- _OBJECTIVE_
Please transcribe the data below exactly. Leave the pictures out.

** START **

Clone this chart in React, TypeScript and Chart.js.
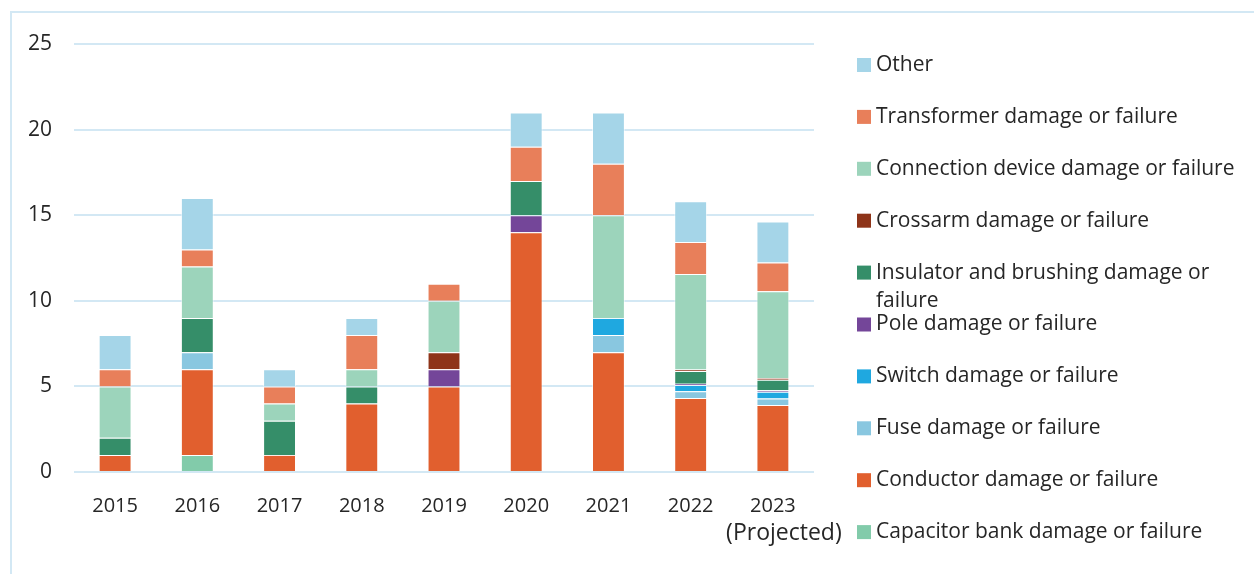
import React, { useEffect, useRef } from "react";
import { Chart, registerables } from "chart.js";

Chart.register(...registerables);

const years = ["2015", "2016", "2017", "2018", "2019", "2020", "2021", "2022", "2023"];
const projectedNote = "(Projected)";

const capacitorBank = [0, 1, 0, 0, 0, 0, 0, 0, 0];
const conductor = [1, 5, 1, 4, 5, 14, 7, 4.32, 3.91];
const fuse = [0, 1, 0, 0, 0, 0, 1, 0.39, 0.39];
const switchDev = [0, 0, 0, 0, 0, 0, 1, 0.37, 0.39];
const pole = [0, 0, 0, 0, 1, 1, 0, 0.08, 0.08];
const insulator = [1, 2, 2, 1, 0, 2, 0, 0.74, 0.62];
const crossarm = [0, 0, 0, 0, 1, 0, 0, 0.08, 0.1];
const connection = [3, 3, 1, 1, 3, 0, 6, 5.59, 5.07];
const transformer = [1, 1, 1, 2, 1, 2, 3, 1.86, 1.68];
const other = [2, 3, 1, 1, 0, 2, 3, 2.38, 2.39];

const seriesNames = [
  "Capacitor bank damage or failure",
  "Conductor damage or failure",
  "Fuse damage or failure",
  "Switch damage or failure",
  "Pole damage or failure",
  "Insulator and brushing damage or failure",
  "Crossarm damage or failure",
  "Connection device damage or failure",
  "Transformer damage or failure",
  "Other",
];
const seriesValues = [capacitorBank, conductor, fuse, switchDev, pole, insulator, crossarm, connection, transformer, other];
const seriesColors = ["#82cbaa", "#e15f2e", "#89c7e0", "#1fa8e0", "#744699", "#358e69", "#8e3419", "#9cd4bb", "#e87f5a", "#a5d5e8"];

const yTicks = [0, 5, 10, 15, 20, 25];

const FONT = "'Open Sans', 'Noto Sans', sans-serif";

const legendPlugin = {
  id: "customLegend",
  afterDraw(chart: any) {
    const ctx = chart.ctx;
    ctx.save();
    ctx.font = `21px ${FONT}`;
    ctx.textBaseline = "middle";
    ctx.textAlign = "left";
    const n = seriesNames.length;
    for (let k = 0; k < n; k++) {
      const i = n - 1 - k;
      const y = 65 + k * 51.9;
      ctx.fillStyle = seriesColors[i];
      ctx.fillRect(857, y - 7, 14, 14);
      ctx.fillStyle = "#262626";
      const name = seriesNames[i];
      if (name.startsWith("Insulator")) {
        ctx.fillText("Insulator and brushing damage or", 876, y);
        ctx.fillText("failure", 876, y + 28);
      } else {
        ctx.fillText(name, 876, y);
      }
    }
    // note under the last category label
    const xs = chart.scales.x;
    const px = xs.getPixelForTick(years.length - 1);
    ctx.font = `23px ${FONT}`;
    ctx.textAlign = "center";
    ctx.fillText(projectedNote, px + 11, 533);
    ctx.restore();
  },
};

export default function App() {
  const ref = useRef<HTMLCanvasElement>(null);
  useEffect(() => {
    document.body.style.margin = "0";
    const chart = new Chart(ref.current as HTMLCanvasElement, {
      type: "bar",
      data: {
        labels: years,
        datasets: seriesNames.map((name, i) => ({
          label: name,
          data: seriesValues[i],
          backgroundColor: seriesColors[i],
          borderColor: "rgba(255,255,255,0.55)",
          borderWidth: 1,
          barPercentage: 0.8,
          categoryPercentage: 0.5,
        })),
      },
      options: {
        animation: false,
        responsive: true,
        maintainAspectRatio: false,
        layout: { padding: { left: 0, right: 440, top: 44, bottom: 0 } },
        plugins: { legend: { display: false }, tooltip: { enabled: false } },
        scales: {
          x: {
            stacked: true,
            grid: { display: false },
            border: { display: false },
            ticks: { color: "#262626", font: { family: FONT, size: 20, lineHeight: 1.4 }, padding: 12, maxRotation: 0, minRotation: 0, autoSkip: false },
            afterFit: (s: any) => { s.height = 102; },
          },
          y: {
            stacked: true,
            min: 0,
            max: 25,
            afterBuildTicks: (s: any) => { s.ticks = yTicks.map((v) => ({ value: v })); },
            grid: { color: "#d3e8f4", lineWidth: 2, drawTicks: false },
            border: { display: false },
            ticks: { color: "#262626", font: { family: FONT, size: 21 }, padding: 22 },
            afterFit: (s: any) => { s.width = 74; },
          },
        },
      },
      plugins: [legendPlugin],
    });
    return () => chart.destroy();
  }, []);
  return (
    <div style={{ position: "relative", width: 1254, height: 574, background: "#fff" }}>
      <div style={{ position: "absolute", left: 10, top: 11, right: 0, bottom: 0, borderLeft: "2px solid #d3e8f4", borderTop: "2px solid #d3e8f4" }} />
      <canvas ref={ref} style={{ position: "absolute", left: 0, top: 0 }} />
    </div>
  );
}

** END **

- _SOLUTION FOR THIS EXERCISE_
Clone this chart in React, TypeScript and Chart.js.
import React, { useEffect, useRef } from "react";
import { Chart, registerables } from "chart.js";

Chart.register(...registerables);

const years = ["2015", "2016", "2017", "2018", "2019", "2020", "2021", "2022", "2023"];
const projectedNote = "(Projected)";

const capacitorBank = [0, 1, 0, 0, 0, 0, 0, 0, 0];
const conductor = [1, 5, 1, 4, 5, 14, 7, 4.32, 3.91];
const fuse = [0, 1, 0, 0, 0, 0, 1, 0.39, 0.39];
const switchDev = [0, 0, 0, 0, 0, 0, 1, 0.37, 0.39];
const pole = [0, 0, 0, 0, 1, 1, 0, 0.08, 0.08];
const insulator = [1, 2, 2, 1, 0, 2, 0, 0.74, 0.62];
const crossarm = [0, 0, 0, 0, 1, 0, 0, 0.08, 0.1];
const connection = [3, 3, 1, 1, 3, 0, 6, 5.59, 5.07];
const transformer = [1, 1, 1, 2, 1, 2, 3, 1.86, 1.68];
const other = [2, 3, 1, 1, 0, 2, 3, 2.38, 2.39];

const seriesNames = [
  "Capacitor bank damage or failure",
  "Conductor damage or failure",
  "Fuse damage or failure",
  "Switch damage or failure",
  "Pole damage or failure",
  "Insulator and brushing damage or failure",
  "Crossarm damage or failure",
  "Connection device damage or failure",
  "Transformer damage or failure",
  "Other",
];
const seriesValues = [capacitorBank, conductor, fuse, switchDev, pole, insulator, crossarm, connection, transformer, other];
const seriesColors = ["#82cbaa", "#e15f2e", "#89c7e0", "#1fa8e0", "#744699", "#358e69", "#8e3419", "#9cd4bb", "#e87f5a", "#a5d5e8"];

const yTicks = [0, 5, 10, 15, 20, 25];

const FONT = "'Open Sans', 'Noto Sans', sans-serif";

const legendPlugin = {
  id: "customLegend",
  afterDraw(chart: any) {
    const ctx = chart.ctx;
    ctx.save();
    ctx.font = `21px ${FONT}`;
    ctx.textBaseline = "middle";
    ctx.textAlign = "left";
    const n = seriesNames.length;
    for (let k = 0; k < n; k++) {
      const i = n - 1 - k;
      const y = 65 + k * 51.9;
      ctx.fillStyle = seriesColors[i];
      ctx.fillRect(857, y - 7, 14, 14);
      ctx.fillStyle = "#262626";
      const name = seriesNames[i];
      if (name.startsWith("Insulator")) {
        ctx.fillText("Insulator and brushing damage or", 876, y);
        ctx.fillText("failure", 876, y + 28);
      } else {
        ctx.fillText(name, 876, y);
      }
    }
    // note under the last category label
    const xs = chart.scales.x;
    const px = xs.getPixelForTick(years.length - 1);
    ctx.font = `23px ${FONT}`;
    ctx.textAlign = "center";
    ctx.fillText(projectedNote, px + 11, 533);
    ctx.restore();
  },
};

export default function App() {
  const ref = useRef<HTMLCanvasElement>(null);
  useEffect(() => {
    document.body.style.margin = "0";
    const chart = new Chart(ref.current as HTMLCanvasElement, {
      type: "bar",
      data: {
        labels: years,
        datasets: seriesNames.map((name, i) => ({
          label: name,
          data: seriesValues[i],
          backgroundColor: seriesColors[i],
          borderColor: "rgba(255,255,255,0.55)",
          borderWidth: 1,
          barPercentage: 0.8,
          categoryPercentage: 0.5,
        })),
      },
      options: {
        animation: false,
        responsive: true,
        maintainAspectRatio: false,
        layout: { padding: { left: 0, right: 440, top: 44, bottom: 0 } },
        plugins: { legend: { display: false }, tooltip: { enabled: false } },
        scales: {
          x: {
            stacked: true,
            grid: { display: false },
            border: { display: false },
            ticks: { color: "#262626", font: { family: FONT, size: 20, lineHeight: 1.4 }, padding: 12, maxRotation: 0, minRotation: 0, autoSkip: false },
            afterFit: (s: any) => { s.height = 102; },
          },
          y: {
            stacked: true,
            min: 0,
            max: 25,
            afterBuildTicks: (s: any) => { s.ticks = yTicks.map((v) => ({ value: v })); },
            grid: { color: "#d3e8f4", lineWidth: 2, drawTicks: false },
            border: { display: false },
            ticks: { color: "#262626", font: { family: FONT, size: 21 }, padding: 22 },
            afterFit: (s: any) => { s.width = 74; },
          },
        },
      },
      plugins: [legendPlugin],
    });
    return () => chart.destroy();
  }, []);
  return (
    <div style={{ position: "relative", width: 1254, height: 574, background: "#fff" }}>
      <div style={{ position: "absolute", left: 10, top: 11, right: 0, bottom: 0, borderLeft: "2px solid #d3e8f4", borderTop: "2px solid #d3e8f4" }} />
      <canvas ref={ref} style={{ position: "absolute", left: 0, top: 0 }} />
    </div>
  );
}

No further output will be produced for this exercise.